Stored items:
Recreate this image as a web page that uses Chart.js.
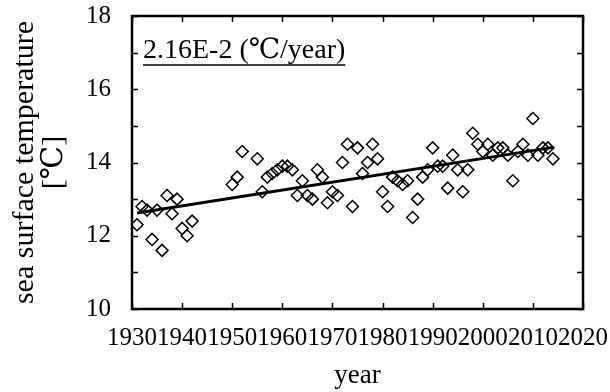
<!DOCTYPE html>
<html>
<head>
<meta charset="utf-8">
<script src="https://cdn.jsdelivr.net/npm/chart.js@4.4.0/dist/chart.umd.min.js"></script>
<style>
  html, body { margin: 0; padding: 0; background: #fff; }
</style>
</head>
<body>
<canvas id="sstChart" width="610" height="392"></canvas>
<script>
// Annual mean sea surface temperature
const years = [
    1931, 1932, 1933, 1934, 1935, 1936, 1937, 1938, 1939, 1940, 1941, 1942,
    1950, 1951, 1952, 1955, 1956, 1957, 1958, 1959, 1960, 1961, 1962, 1963,
    1964, 1965, 1966, 1967, 1968, 1969, 1970, 1971, 1972, 1973, 1974, 1975,
    1976, 1977, 1978, 1979, 1980, 1981, 1982, 1983, 1984, 1985, 1986, 1987,
    1988, 1989, 1990, 1991, 1992, 1993, 1994, 1995, 1996, 1997, 1998, 1999,
    2000, 2001, 2002, 2003, 2004, 2005, 2006, 2007, 2008, 2009, 2010, 2011,
    2012, 2013, 2014
];
const sst = [
    12.3, 12.8, 12.7, 11.9, 12.7, 11.6, 13.1, 12.6, 13.0, 12.2, 12.0, 12.4,
    13.4, 13.6, 14.3, 14.1, 13.2, 13.6, 13.7, 13.8, 13.9, 13.9, 13.8, 13.1,
    13.5, 13.1, 13.0, 13.8, 13.6, 12.9, 13.2, 13.1, 14.0, 14.5, 12.8, 14.4,
    13.7, 14.0, 14.5, 14.1, 13.2, 12.8, 13.6, 13.5, 13.4, 13.5, 12.5, 13.0,
    13.6, 13.8, 14.4, 13.9, 13.9, 13.3, 14.2, 13.8, 13.2, 13.8, 14.8, 14.5,
    14.3, 14.5, 14.2, 14.4, 14.4, 14.2, 13.5, 14.3, 14.5, 14.2, 15.2, 14.2,
    14.4, 14.4, 14.1
];

// Linear trend: 2.16E-2 degC per year
const trendSlope = 0.0216;
const trendYears = [1931, 2014];
const trendBase = 12.62;
const trendValues = trendYears.map(y => trendBase + trendSlope * (y - trendYears[0]));

const xTicks = [1930, 1940, 1950, 1960, 1970, 1980, 1990, 2000, 2010, 2020];
const yTicks = [10, 11, 12, 13, 14, 15, 16, 17, 18];
const yLabels = [10, 12, 14, 16, 18];
const slopeLabel = '2.16E-2 (\u2103/year)';

const serif = "'Liberation Serif', 'Times New Roman', 'DejaVu Serif', serif";

// frame, inward ticks on all four sides and the slope note
const framePlugin = {
    id: 'frame',
    afterDraw(chart) {
        const ctx = chart.ctx;
        const area = chart.chartArea;
        const xs = chart.scales.x;
        const ys = chart.scales.y;
        const tick = 6;
        ctx.save();
        ctx.strokeStyle = '#000';
        ctx.lineWidth = 1.5;
        ctx.beginPath();
        xTicks.forEach(v => {
            const px = Math.round(xs.getPixelForValue(v)) + 0.5;
            ctx.moveTo(px, area.bottom);
            ctx.lineTo(px, area.bottom - tick);
            ctx.moveTo(px, area.top);
            ctx.lineTo(px, area.top + tick);
        });
        yTicks.forEach(v => {
            const py = Math.round(ys.getPixelForValue(v)) + 0.5;
            ctx.moveTo(area.left, py);
            ctx.lineTo(area.left + tick, py);
            ctx.moveTo(area.right, py);
            ctx.lineTo(area.right - tick, py);
        });
        ctx.stroke();

        ctx.lineWidth = 2.5;
        ctx.strokeRect(area.left, area.top, area.right - area.left, area.bottom - area.top);

        ctx.fillStyle = '#000';
        ctx.font = '28px ' + serif;
        ctx.textBaseline = 'alphabetic';
        ctx.textAlign = 'left';
        const tx = area.left + 11;
        const ty = area.top + 42;
        ctx.fillText(slopeLabel, tx, ty);
        const w = ctx.measureText(slopeLabel).width;
        ctx.lineWidth = 1.5;
        ctx.beginPath();
        ctx.moveTo(tx, ty + 7);
        ctx.lineTo(tx + w, ty + 7);
        ctx.stroke();
        ctx.restore();
    }
};

const ctx = document.getElementById('sstChart').getContext('2d');
new Chart(ctx, {
    type: 'scatter',
    data: {
        datasets: [
            {
                label: 'SST',
                data: years.map((y, i) => ({ x: y, y: sst[i] })),
                pointStyle: 'rectRot',
                pointRadius: 6,
                pointBorderWidth: 1.5,
                borderColor: '#000',
                backgroundColor: 'rgba(0,0,0,0)',
            },
            {
                type: 'line',
                label: 'trend',
                data: trendYears.map((y, i) => ({ x: y, y: trendValues[i] })),
                borderColor: '#000',
                borderWidth: 3,
                pointRadius: 0,
                fill: false,
            },
        ],
    },
    options: {
        responsive: false,
        animation: false,
        devicePixelRatio: 1,
        layout: { padding: { top: 16, right: 27, left: 0, bottom: 0 } },
        plugins: {
            legend: { display: false },
            tooltip: { enabled: false },
        },
        scales: {
            x: {
                type: 'linear',
                min: 1930,
                max: 2020,
                afterFit: scale => {
                    scale.height = 83;
                    scale.paddingLeft = 0;
                    scale.paddingRight = 0;
                },
                afterBuildTicks: scale => { scale.ticks = xTicks.map(v => ({ value: v })); },
                grid: { display: false, drawTicks: false },
                border: { display: false },
                ticks: {
                    autoSkip: false,
                    maxRotation: 0,
                    padding: 14,
                    color: '#000',
                    font: { family: serif, size: 25 },
                    callback: v => String(v),
                },
                title: {
                    display: true,
                    text: 'year',
                    color: '#000',
                    font: { family: serif, size: 27, lineHeight: 1 },
                    padding: { top: 0, bottom: 3 },
                },
            },
            y: {
                min: 10,
                max: 18,
                afterFit: scale => {
                    scale.width = 132;
                    scale.paddingTop = 0;
                    scale.paddingBottom = 0;
                },
                afterBuildTicks: scale => { scale.ticks = yLabels.map(v => ({ value: v })); },
                grid: { display: false, drawTicks: false },
                border: { display: false },
                ticks: {
                    padding: 21,
                    color: '#000',
                    font: { family: serif, size: 25 },
                    callback: v => String(v),
                },
                title: {
                    display: true,
                    text: ['sea surface temperature', '[\u2103]'],
                    color: '#000',
                    font: { family: serif, size: 30, lineHeight: 0.95 },
                    padding: { top: 11, bottom: 0 },
                },
            },
        },
    },
    plugins: [framePlugin],
});
</script>
</body>
</html>
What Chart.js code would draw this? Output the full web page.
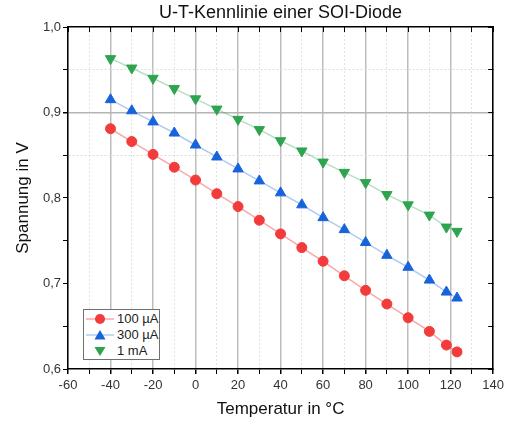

> WRITTEN EXERCISE: Copy every line of the data word for word, omitting the images.

> RESPONSE:
Recreate this image as a web page that uses Chart.js.
<!DOCTYPE html>
<html>
<head>
<meta charset="utf-8">
<script src="https://cdn.jsdelivr.net/npm/chart.js@4.4.0/dist/chart.umd.min.js"></script>
<style>
  html, body { margin: 0; padding: 0; background: #fff; }
</style>
</head>
<body>
<canvas id="sstChart" width="610" height="392"></canvas>
<script>
// Annual mean sea surface temperature
const years = [
    1931, 1932, 1933, 1934, 1935, 1936, 1937, 1938, 1939, 1940, 1941, 1942,
    1950, 1951, 1952, 1955, 1956, 1957, 1958, 1959, 1960, 1961, 1962, 1963,
    1964, 1965, 1966, 1967, 1968, 1969, 1970, 1971, 1972, 1973, 1974, 1975,
    1976, 1977, 1978, 1979, 1980, 1981, 1982, 1983, 1984, 1985, 1986, 1987,
    1988, 1989, 1990, 1991, 1992, 1993, 1994, 1995, 1996, 1997, 1998, 1999,
    2000, 2001, 2002, 2003, 2004, 2005, 2006, 2007, 2008, 2009, 2010, 2011,
    2012, 2013, 2014
];
const sst = [
    12.3, 12.8, 12.7, 11.9, 12.7, 11.6, 13.1, 12.6, 13.0, 12.2, 12.0, 12.4,
    13.4, 13.6, 14.3, 14.1, 13.2, 13.6, 13.7, 13.8, 13.9, 13.9, 13.8, 13.1,
    13.5, 13.1, 13.0, 13.8, 13.6, 12.9, 13.2, 13.1, 14.0, 14.5, 12.8, 14.4,
    13.7, 14.0, 14.5, 14.1, 13.2, 12.8, 13.6, 13.5, 13.4, 13.5, 12.5, 13.0,
    13.6, 13.8, 14.4, 13.9, 13.9, 13.3, 14.2, 13.8, 13.2, 13.8, 14.8, 14.5,
    14.3, 14.5, 14.2, 14.4, 14.4, 14.2, 13.5, 14.3, 14.5, 14.2, 15.2, 14.2,
    14.4, 14.4, 14.1
];

// Linear trend: 2.16E-2 degC per year
const trendSlope = 0.0216;
const trendYears = [1931, 2014];
const trendBase = 12.62;
const trendValues = trendYears.map(y => trendBase + trendSlope * (y - trendYears[0]));

const xTicks = [1930, 1940, 1950, 1960, 1970, 1980, 1990, 2000, 2010, 2020];
const yTicks = [10, 11, 12, 13, 14, 15, 16, 17, 18];
const yLabels = [10, 12, 14, 16, 18];
const slopeLabel = '2.16E-2 (\u2103/year)';

const serif = "'Liberation Serif', 'Times New Roman', 'DejaVu Serif', serif";

// frame, inward ticks on all four sides and the slope note
const framePlugin = {
    id: 'frame',
    afterDraw(chart) {
        const ctx = chart.ctx;
        const area = chart.chartArea;
        const xs = chart.scales.x;
        const ys = chart.scales.y;
        const tick = 6;
        ctx.save();
        ctx.strokeStyle = '#000';
        ctx.lineWidth = 1.5;
        ctx.beginPath();
        xTicks.forEach(v => {
            const px = Math.round(xs.getPixelForValue(v)) + 0.5;
            ctx.moveTo(px, area.bottom);
            ctx.lineTo(px, area.bottom - tick);
            ctx.moveTo(px, area.top);
            ctx.lineTo(px, area.top + tick);
        });
        yTicks.forEach(v => {
            const py = Math.round(ys.getPixelForValue(v)) + 0.5;
            ctx.moveTo(area.left, py);
            ctx.lineTo(area.left + tick, py);
            ctx.moveTo(area.right, py);
            ctx.lineTo(area.right - tick, py);
        });
        ctx.stroke();

        ctx.lineWidth = 2.5;
        ctx.strokeRect(area.left, area.top, area.right - area.left, area.bottom - area.top);

        ctx.fillStyle = '#000';
        ctx.font = '28px ' + serif;
        ctx.textBaseline = 'alphabetic';
        ctx.textAlign = 'left';
        const tx = area.left + 11;
        const ty = area.top + 42;
        ctx.fillText(slopeLabel, tx, ty);
        const w = ctx.measureText(slopeLabel).width;
        ctx.lineWidth = 1.5;
        ctx.beginPath();
        ctx.moveTo(tx, ty + 7);
        ctx.lineTo(tx + w, ty + 7);
        ctx.stroke();
        ctx.restore();
    }
};

const ctx = document.getElementById('sstChart').getContext('2d');
new Chart(ctx, {
    type: 'scatter',
    data: {
        datasets: [
            {
                label: 'SST',
                data: years.map((y, i) => ({ x: y, y: sst[i] })),
                pointStyle: 'rectRot',
                pointRadius: 6,
                pointBorderWidth: 1.5,
                borderColor: '#000',
                backgroundColor: 'rgba(0,0,0,0)',
            },
            {
                type: 'line',
                label: 'trend',
                data: trendYears.map((y, i) => ({ x: y, y: trendValues[i] })),
                borderColor: '#000',
                borderWidth: 3,
                pointRadius: 0,
                fill: false,
            },
        ],
    },
    options: {
        responsive: false,
        animation: false,
        devicePixelRatio: 1,
        layout: { padding: { top: 16, right: 27, left: 0, bottom: 0 } },
        plugins: {
            legend: { display: false },
            tooltip: { enabled: false },
        },
        scales: {
            x: {
                type: 'linear',
                min: 1930,
                max: 2020,
                afterFit: scale => {
                    scale.height = 83;
                    scale.paddingLeft = 0;
                    scale.paddingRight = 0;
                },
                afterBuildTicks: scale => { scale.ticks = xTicks.map(v => ({ value: v })); },
                grid: { display: false, drawTicks: false },
                border: { display: false },
                ticks: {
                    autoSkip: false,
                    maxRotation: 0,
                    padding: 14,
                    color: '#000',
                    font: { family: serif, size: 25 },
                    callback: v => String(v),
                },
                title: {
                    display: true,
                    text: 'year',
                    color: '#000',
                    font: { family: serif, size: 27, lineHeight: 1 },
                    padding: { top: 0, bottom: 3 },
                },
            },
            y: {
                min: 10,
                max: 18,
                afterFit: scale => {
                    scale.width = 132;
                    scale.paddingTop = 0;
                    scale.paddingBottom = 0;
                },
                afterBuildTicks: scale => { scale.ticks = yLabels.map(v => ({ value: v })); },
                grid: { display: false, drawTicks: false },
                border: { display: false },
                ticks: {
                    padding: 21,
                    color: '#000',
                    font: { family: serif, size: 25 },
                    callback: v => String(v),
                },
                title: {
                    display: true,
                    text: ['sea surface temperature', '[\u2103]'],
                    color: '#000',
                    font: { family: serif, size: 30, lineHeight: 0.95 },
                    padding: { top: 11, bottom: 0 },
                },
            },
        },
    },
    plugins: [framePlugin],
});
</script>
</body>
</html>
What Chart.js code would draw this? Output the full web page.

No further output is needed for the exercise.